• [Provided records]

-*-

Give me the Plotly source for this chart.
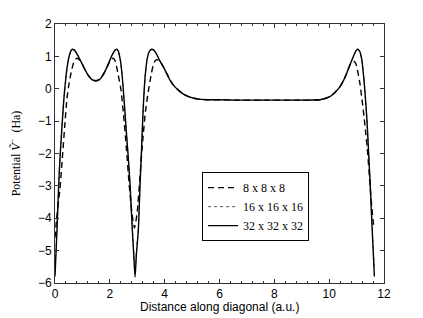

-*-

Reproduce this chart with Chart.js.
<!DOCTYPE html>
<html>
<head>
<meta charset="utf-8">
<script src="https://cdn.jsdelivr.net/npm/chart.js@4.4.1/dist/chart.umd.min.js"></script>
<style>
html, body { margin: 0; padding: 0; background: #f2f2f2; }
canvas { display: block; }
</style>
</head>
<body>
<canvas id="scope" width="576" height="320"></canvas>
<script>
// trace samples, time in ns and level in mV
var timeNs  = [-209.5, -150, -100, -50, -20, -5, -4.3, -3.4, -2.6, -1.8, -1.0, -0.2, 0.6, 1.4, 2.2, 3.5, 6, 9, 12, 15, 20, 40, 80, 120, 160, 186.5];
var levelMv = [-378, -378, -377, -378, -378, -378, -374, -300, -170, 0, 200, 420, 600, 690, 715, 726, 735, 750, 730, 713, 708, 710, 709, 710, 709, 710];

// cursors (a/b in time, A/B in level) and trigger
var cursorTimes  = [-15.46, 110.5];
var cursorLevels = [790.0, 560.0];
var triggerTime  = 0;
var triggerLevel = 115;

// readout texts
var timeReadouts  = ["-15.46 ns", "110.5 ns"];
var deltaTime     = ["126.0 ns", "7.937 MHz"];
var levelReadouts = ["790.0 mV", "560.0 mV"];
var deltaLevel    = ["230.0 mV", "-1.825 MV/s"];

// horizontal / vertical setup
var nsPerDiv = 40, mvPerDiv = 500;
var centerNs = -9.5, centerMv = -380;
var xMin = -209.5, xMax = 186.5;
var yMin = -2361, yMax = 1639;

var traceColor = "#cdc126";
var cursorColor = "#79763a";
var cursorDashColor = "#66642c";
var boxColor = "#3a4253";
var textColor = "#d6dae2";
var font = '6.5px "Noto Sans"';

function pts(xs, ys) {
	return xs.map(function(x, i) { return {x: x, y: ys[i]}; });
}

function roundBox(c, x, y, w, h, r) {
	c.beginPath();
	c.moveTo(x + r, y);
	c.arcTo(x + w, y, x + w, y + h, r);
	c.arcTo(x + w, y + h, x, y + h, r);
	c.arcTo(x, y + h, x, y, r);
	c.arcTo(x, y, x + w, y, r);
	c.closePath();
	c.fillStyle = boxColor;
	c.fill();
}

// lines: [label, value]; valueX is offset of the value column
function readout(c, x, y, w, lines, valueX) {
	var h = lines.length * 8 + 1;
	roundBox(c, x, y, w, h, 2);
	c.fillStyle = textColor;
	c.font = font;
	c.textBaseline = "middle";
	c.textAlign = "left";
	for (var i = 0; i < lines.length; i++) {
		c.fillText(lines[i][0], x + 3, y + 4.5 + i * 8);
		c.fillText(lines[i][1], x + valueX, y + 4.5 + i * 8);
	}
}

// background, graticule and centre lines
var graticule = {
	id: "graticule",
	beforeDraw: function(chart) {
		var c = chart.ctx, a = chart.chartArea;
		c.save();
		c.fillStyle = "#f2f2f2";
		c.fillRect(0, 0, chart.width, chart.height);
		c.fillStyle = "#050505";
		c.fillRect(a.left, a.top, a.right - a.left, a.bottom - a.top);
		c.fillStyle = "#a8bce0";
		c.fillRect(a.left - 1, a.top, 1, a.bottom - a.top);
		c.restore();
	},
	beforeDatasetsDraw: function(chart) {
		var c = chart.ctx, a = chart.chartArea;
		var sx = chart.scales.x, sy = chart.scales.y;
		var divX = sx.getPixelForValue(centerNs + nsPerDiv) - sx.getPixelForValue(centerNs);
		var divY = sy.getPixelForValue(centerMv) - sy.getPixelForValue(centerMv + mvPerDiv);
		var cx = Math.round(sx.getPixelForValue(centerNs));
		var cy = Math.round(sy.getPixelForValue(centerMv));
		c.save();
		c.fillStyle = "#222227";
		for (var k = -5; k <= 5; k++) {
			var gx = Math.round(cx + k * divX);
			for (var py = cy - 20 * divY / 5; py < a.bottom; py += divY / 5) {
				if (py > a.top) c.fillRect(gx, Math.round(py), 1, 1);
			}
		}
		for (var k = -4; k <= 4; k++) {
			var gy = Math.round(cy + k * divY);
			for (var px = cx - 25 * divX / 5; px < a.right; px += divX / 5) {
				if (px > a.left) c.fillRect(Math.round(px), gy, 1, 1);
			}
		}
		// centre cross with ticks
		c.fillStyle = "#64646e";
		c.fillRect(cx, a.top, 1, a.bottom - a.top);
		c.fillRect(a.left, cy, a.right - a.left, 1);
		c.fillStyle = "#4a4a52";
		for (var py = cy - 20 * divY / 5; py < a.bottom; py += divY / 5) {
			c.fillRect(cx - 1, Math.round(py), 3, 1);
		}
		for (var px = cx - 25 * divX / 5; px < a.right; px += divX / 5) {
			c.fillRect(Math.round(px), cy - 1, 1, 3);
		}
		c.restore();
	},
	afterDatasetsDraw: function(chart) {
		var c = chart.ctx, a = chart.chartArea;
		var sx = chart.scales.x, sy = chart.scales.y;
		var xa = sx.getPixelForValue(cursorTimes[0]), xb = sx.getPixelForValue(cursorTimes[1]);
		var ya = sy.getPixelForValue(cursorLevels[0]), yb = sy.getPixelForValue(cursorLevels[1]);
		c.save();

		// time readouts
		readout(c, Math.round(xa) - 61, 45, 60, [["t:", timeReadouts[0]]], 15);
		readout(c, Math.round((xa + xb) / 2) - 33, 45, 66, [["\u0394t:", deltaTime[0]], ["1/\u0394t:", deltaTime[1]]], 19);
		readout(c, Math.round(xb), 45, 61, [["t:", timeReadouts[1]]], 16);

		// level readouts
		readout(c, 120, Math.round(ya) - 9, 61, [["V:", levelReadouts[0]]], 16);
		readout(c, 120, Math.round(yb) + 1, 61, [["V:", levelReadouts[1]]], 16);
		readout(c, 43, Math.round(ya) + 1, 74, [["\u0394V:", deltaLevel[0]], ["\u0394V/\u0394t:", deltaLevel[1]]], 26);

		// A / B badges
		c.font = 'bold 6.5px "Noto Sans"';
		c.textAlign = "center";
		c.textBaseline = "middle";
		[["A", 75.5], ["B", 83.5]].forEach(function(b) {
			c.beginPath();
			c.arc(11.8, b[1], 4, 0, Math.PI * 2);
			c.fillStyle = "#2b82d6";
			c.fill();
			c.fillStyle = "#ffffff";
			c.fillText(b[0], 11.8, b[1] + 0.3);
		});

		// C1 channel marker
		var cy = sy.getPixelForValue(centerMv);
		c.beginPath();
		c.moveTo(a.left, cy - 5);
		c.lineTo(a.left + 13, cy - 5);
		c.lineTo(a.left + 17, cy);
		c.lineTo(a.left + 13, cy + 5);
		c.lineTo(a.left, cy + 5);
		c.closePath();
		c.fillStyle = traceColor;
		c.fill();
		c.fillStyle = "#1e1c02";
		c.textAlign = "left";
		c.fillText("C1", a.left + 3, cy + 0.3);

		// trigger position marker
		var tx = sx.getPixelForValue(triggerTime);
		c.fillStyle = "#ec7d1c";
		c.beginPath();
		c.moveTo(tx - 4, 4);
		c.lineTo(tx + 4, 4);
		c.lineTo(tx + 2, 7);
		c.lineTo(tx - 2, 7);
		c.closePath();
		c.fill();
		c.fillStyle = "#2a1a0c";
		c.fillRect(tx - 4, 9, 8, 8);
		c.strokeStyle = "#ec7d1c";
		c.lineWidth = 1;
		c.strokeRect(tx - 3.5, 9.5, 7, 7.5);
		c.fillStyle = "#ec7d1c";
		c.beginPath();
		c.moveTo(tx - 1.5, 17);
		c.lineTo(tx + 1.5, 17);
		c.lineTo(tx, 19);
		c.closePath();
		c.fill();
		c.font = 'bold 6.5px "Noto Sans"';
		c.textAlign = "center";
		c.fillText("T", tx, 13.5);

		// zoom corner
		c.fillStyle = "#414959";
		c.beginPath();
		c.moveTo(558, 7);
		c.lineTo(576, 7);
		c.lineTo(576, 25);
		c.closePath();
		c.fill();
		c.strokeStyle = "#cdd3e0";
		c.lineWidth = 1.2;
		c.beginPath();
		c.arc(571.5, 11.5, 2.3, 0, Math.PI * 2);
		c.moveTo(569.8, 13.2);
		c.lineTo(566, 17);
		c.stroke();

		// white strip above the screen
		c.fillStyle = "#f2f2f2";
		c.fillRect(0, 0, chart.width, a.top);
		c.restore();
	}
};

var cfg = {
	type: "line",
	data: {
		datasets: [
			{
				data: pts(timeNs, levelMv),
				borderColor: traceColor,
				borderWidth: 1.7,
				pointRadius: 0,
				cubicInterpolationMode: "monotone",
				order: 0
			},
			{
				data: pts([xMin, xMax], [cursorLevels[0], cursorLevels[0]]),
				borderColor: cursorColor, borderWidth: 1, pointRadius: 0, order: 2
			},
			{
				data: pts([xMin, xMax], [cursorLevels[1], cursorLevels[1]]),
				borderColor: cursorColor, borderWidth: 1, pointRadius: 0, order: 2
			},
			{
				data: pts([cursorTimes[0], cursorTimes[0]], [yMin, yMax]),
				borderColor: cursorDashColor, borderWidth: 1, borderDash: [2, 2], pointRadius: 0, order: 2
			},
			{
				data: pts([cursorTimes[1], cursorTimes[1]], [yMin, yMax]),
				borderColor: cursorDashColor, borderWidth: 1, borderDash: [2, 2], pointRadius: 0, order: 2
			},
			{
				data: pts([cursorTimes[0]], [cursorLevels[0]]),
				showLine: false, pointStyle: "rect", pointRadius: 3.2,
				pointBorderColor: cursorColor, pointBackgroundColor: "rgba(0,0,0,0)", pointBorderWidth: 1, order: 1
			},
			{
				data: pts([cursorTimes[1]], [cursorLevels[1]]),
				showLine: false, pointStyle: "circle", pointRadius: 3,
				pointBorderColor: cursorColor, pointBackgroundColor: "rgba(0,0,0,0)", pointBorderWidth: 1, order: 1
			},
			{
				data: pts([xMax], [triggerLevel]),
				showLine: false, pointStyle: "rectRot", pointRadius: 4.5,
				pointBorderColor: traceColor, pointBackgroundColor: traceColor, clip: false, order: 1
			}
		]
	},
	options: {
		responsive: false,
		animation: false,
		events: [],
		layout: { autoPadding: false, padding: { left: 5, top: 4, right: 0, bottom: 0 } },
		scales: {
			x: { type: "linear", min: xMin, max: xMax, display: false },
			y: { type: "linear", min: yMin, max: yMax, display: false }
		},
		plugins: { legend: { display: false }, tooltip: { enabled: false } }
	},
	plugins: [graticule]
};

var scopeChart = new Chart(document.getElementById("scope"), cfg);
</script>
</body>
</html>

-*-

Exactly the lines from the one holding "Reproduce this chart with Chart.js." through the one holding "710, 709, 710];" should be printed, ends included.

• [Result]
Reproduce this chart with Chart.js.
<!DOCTYPE html>
<html>
<head>
<meta charset="utf-8">
<script src="https://cdn.jsdelivr.net/npm/chart.js@4.4.1/dist/chart.umd.min.js"></script>
<style>
html, body { margin: 0; padding: 0; background: #f2f2f2; }
canvas { display: block; }
</style>
</head>
<body>
<canvas id="scope" width="576" height="320"></canvas>
<script>
// trace samples, time in ns and level in mV
var timeNs  = [-209.5, -150, -100, -50, -20, -5, -4.3, -3.4, -2.6, -1.8, -1.0, -0.2, 0.6, 1.4, 2.2, 3.5, 6, 9, 12, 15, 20, 40, 80, 120, 160, 186.5];
var levelMv = [-378, -378, -377, -378, -378, -378, -374, -300, -170, 0, 200, 420, 600, 690, 715, 726, 735, 750, 730, 713, 708, 710, 709, 710, 709, 710];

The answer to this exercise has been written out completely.